Issue Date: 09/09/2011
Issue Name: Centenary of Aerial Post Pair of Covers
Producer: Buckingham Covers
On September 9th 2011 we celebrated the centenary of the first scheduled UK aerial post, when we recreated history with a flight from Hendon Aerodrome to Windsor. This special pair of covers, feature all ten stamps from our stamp sheet, and were carried on board. They are available signed by Captain Douglas Fraser Reid.
The First United Kingdom Coronation Aerial Post
The first UK Aerial Post was organised as part of the celebrations for the Coronation of George V. Because the legal charge was a halfpenny for inland postcards or a penny for inland letters, the first Aerial Post was limited to specially printed envelopes and cards at sixpence halfpenny for a card and a shilling and a penny for an envelope.
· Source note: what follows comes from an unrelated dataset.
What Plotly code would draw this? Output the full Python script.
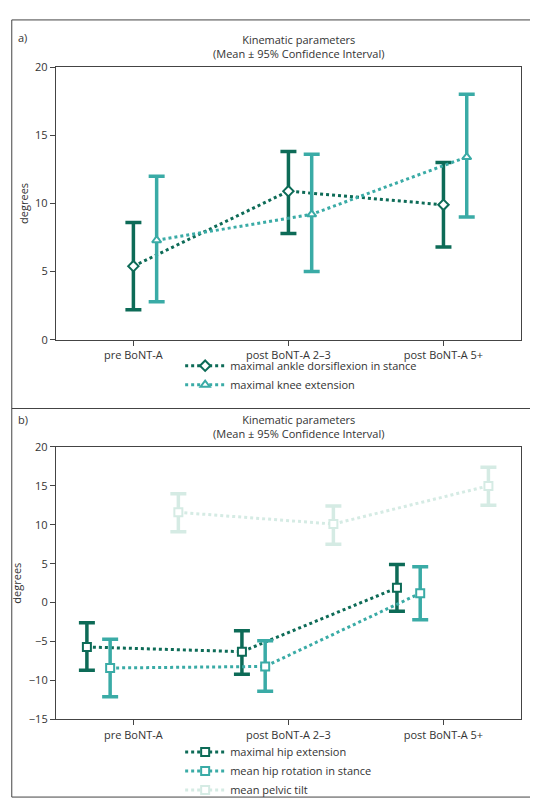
import plotly.graph_objects as go

categories = ["pre BoNT-A", "post BoNT-A 2–3", "post BoNT-A 5+"]

ankle_mean = [5.4, 10.9, 9.9]
ankle_lo = [2.2, 7.8, 6.8]
ankle_hi = [8.6, 13.8, 13.0]
knee_mean = [7.3, 9.2, 13.4]
knee_lo = [2.8, 5.0, 9.0]
knee_hi = [12.0, 13.6, 18.0]

hipext_mean = [-5.7, -6.3, 1.9]
hipext_lo = [-8.7, -9.2, -1.1]
hipext_hi = [-2.6, -3.6, 4.9]
hiprot_mean = [-8.4, -8.2, 1.2]
hiprot_lo = [-12.1, -11.4, -2.2]
hiprot_hi = [-4.7, -4.9, 4.6]
pelvic_mean = [11.6, 10.1, 15.0]
pelvic_lo = [9.1, 7.5, 12.5]
pelvic_hi = [14.0, 12.4, 17.4]

DARK, TEAL, LIGHT = "#0d6b57", "#3aaba6", "#d5ebe4"
FONT = "Open Sans"

fig = go.Figure()

def add(name, mean, lo, hi, off, color, symbol, xa, ya, legend):
    xs = [i + off for i in range(len(mean))]
    fig.add_trace(go.Scatter(
        x=xs, y=mean, name=name, mode="lines+markers",
        line=dict(color=color, width=3, dash="dot"),
        marker=dict(symbol=symbol, size=8, color="white", line=dict(color=color, width=2)),
        error_y=dict(type="data", symmetric=False,
                     array=[h - m for h, m in zip(hi, mean)],
                     arrayminus=[m - l for m, l in zip(mean, lo)],
                     color=color, thickness=3.5, width=8),
        xaxis=xa, yaxis=ya, legend=legend))

add("maximal ankle dorsiflexion in stance", ankle_mean, ankle_lo, ankle_hi, 0.0, DARK, "diamond", "x", "y", "legend")
add("maximal knee extension", knee_mean, knee_lo, knee_hi, 0.15, TEAL, "triangle-up", "x", "y", "legend")
add("maximal hip extension", hipext_mean, hipext_lo, hipext_hi, -0.3, DARK, "square", "x2", "y2", "legend2")
add("mean hip rotation in stance", hiprot_mean, hiprot_lo, hiprot_hi, -0.15, TEAL, "square", "x2", "y2", "legend2")
add("mean pelvic tilt", pelvic_mean, pelvic_lo, pelvic_hi, 0.29, LIGHT, "square", "x2", "y2", "legend2")

axis_common = dict(showline=True, linecolor="#444", linewidth=1, mirror=True, showgrid=False,
                   zeroline=False, ticks="outside", ticklen=5, tickcolor="#444",
                   tickfont=dict(size=11, color="#333", family=FONT))
xdom = [0.089, 0.9535]
fig.update_layout(
    width=538, height=800, margin=dict(l=0, r=0, t=0, b=0),
    paper_bgcolor="white", plot_bgcolor="white",
    font=dict(family=FONT, size=11, color="#333"),
    xaxis=dict(domain=xdom, range=[-0.5, 2.5], tickvals=[0, 1, 2], ticktext=categories, anchor="y", **axis_common),
    yaxis=dict(domain=[0.5875, 0.935], range=[0, 20], dtick=5, anchor="x",
               title=dict(text="degrees", standoff=4, font=dict(size=11)), **axis_common),
    xaxis2=dict(domain=xdom, range=[-0.5, 2.5], tickvals=[0, 1, 2], ticktext=categories, anchor="y2", **axis_common),
    yaxis2=dict(domain=[0.104, 0.451], range=[-15, 20], dtick=5, anchor="x2",
                title=dict(text="degrees", standoff=4, font=dict(size=11)), **axis_common),
    legend=dict(x=0.32, y=0.573, xanchor="left", yanchor="top", bgcolor="rgba(0,0,0,0)",
                font=dict(size=11), tracegroupgap=0, itemwidth=40),
    legend2=dict(x=0.32, y=0.081, xanchor="left", yanchor="top", bgcolor="rgba(0,0,0,0)",
                 font=dict(size=11), tracegroupgap=0, itemwidth=40),
    showlegend=True,
)
for y0, y1 in [(0.50, 0.995), (0.005, 0.50)]:
    fig.add_shape(type="rect", xref="paper", yref="paper", x0=0.007, x1=0.993, y0=y0, y1=y1,
                  line=dict(color="#444", width=1))
title = "Kinematic parameters<br>(Mean ± 95% Confidence Interval)"
fig.add_annotation(text=title, xref="paper", yref="paper", x=0.54, y=0.94, yanchor="bottom",
                   showarrow=False, font=dict(size=11))
fig.add_annotation(text=title, xref="paper", yref="paper", x=0.54, y=0.456, yanchor="bottom",
                   showarrow=False, font=dict(size=11))
fig.add_annotation(text="a)", xref="paper", yref="paper", x=0.015, y=0.985, xanchor="left", yanchor="top",
                   showarrow=False, font=dict(size=11))
fig.add_annotation(text="b)", xref="paper", yref="paper", x=0.015, y=0.498, xanchor="left", yanchor="top",
                   showarrow=False, font=dict(size=11))
fig.write_html("out.html")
The stationery was widely available and special pillar boxes were provided at all the stores, depots and at Hendon Aerodrome. The Grahame White Aviation Co. was contracted for the flights and the pilots engaged were Clement Gresswell, Gustav Hamel, E.F. Driver and G. Hubert. Four machines were prepared, two Forman bi-planes and two Blériot monoplanes.
Hendon to Windsor
On Saturday 9th September 1911, twenty-three sacks with about 75,000 items of aerial mail were delivered to Hendon. They had to wait all day for the wind to drop, but at 4.58pm, Gustav Hamel took of in a Blériot with bag No. 1, the privileged mail, printed in violet, for the Royal Family and various dignitaries.
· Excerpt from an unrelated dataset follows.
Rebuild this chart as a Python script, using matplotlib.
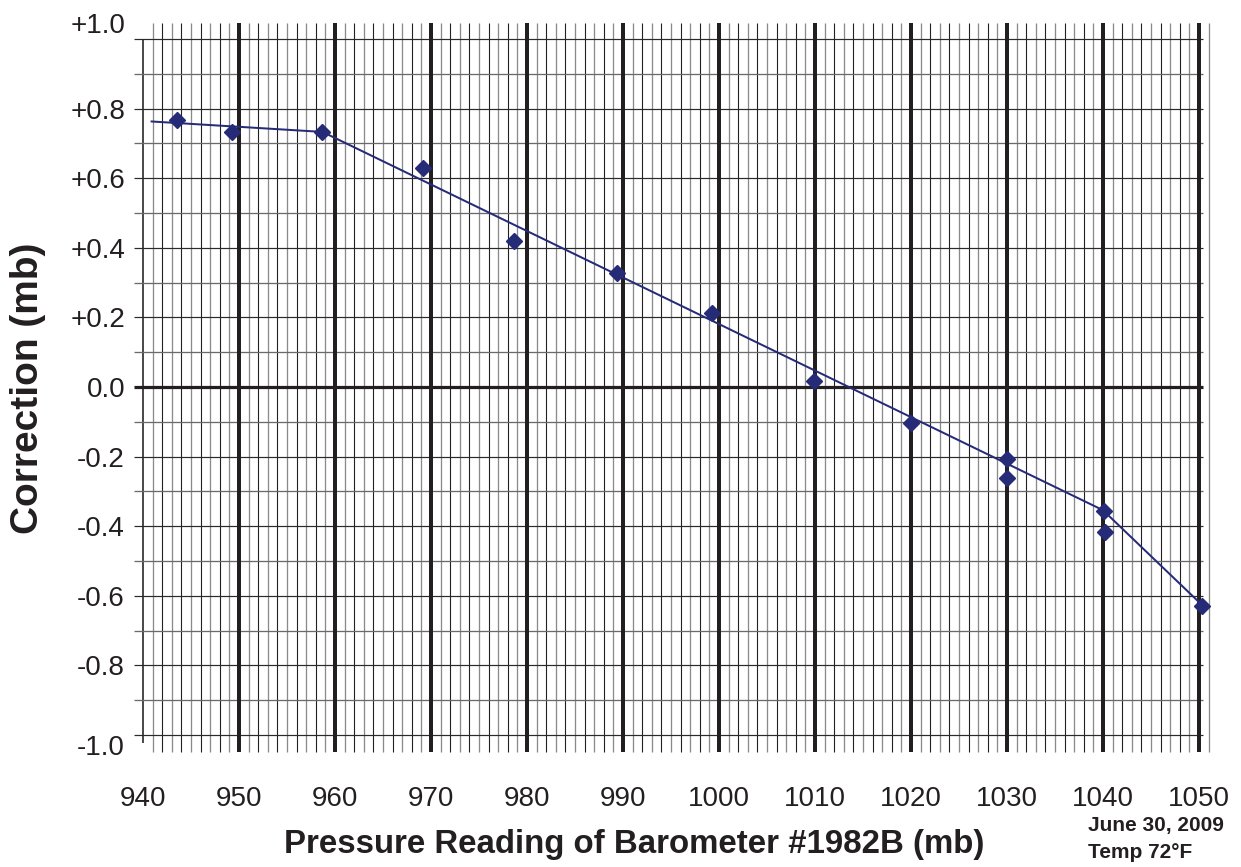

He arrived at Windsor at 5.11pm. He handed the bag to the Postmaster at Windsor. Some mail was delivered immediately, then the bag was resealed and rushed to the post office. The mail was sorted and despatched in time to catch the 6pm train to London.
Windsor to Hendon
On Sunday 17th September 1911, several thousand people gathered to see Greswell and Hamel take off for the first Windsor to London aerial mail. Four mail bags were brought from Windsor Post Office, but because the wind was still high, the pilots could only take one bag each. They used the two Blériot aircraft and took off at 5.15pm. Greswell, the senior pilot, arrived at Hendon at 5.35pm and Hamel at 5.55pm. All the mail carried that day was backstamped at the Cricklewood Post Office at 12.15am on September 18th. The rest of the mail was flown the following day and not backstamped.